PROBLEM TO WORK ON :: Select every line holding the word "with" and copy it.

— Start STORED DATA —

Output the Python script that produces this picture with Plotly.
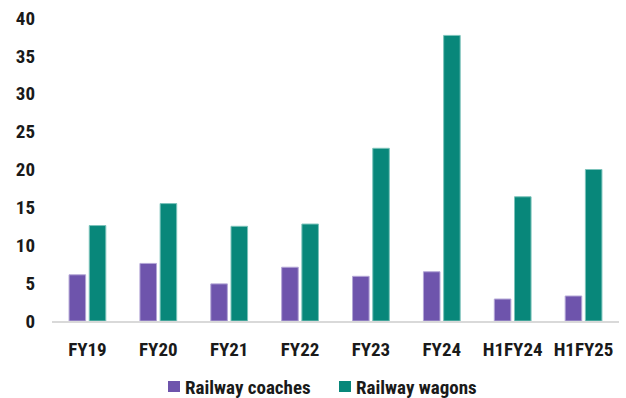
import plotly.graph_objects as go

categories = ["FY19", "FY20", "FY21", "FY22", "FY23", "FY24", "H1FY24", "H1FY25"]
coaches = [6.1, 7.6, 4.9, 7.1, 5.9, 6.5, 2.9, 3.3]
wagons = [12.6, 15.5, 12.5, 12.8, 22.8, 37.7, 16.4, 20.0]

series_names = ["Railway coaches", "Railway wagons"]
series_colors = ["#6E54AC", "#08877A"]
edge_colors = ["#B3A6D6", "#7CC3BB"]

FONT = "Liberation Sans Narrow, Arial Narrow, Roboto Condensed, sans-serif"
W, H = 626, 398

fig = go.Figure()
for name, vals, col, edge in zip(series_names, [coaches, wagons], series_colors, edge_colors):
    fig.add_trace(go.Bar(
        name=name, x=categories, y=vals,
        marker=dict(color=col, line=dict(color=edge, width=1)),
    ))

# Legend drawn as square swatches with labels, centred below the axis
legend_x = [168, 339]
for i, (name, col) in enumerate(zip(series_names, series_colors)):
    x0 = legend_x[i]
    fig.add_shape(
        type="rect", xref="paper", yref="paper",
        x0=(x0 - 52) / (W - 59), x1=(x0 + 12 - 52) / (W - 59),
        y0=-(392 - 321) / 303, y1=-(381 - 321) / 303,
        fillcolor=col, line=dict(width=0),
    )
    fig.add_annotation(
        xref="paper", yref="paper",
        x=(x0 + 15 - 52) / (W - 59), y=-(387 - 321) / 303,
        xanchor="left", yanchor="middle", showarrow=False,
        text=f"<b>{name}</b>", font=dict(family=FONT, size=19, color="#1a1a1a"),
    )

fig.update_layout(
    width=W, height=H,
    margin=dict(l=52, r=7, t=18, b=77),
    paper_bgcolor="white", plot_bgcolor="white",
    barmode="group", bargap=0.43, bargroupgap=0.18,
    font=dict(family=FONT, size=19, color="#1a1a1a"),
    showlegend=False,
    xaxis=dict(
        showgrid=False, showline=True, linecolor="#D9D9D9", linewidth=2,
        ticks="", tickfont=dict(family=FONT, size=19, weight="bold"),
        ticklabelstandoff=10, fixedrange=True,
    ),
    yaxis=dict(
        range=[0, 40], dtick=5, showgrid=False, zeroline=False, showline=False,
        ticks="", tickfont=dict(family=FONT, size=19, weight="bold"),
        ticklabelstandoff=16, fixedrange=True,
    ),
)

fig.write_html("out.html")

— End STORED DATA —

IN RESPONSE ::
Output the Python script that produces this picture with Plotly.
# Legend drawn as square swatches with labels, centred below the axis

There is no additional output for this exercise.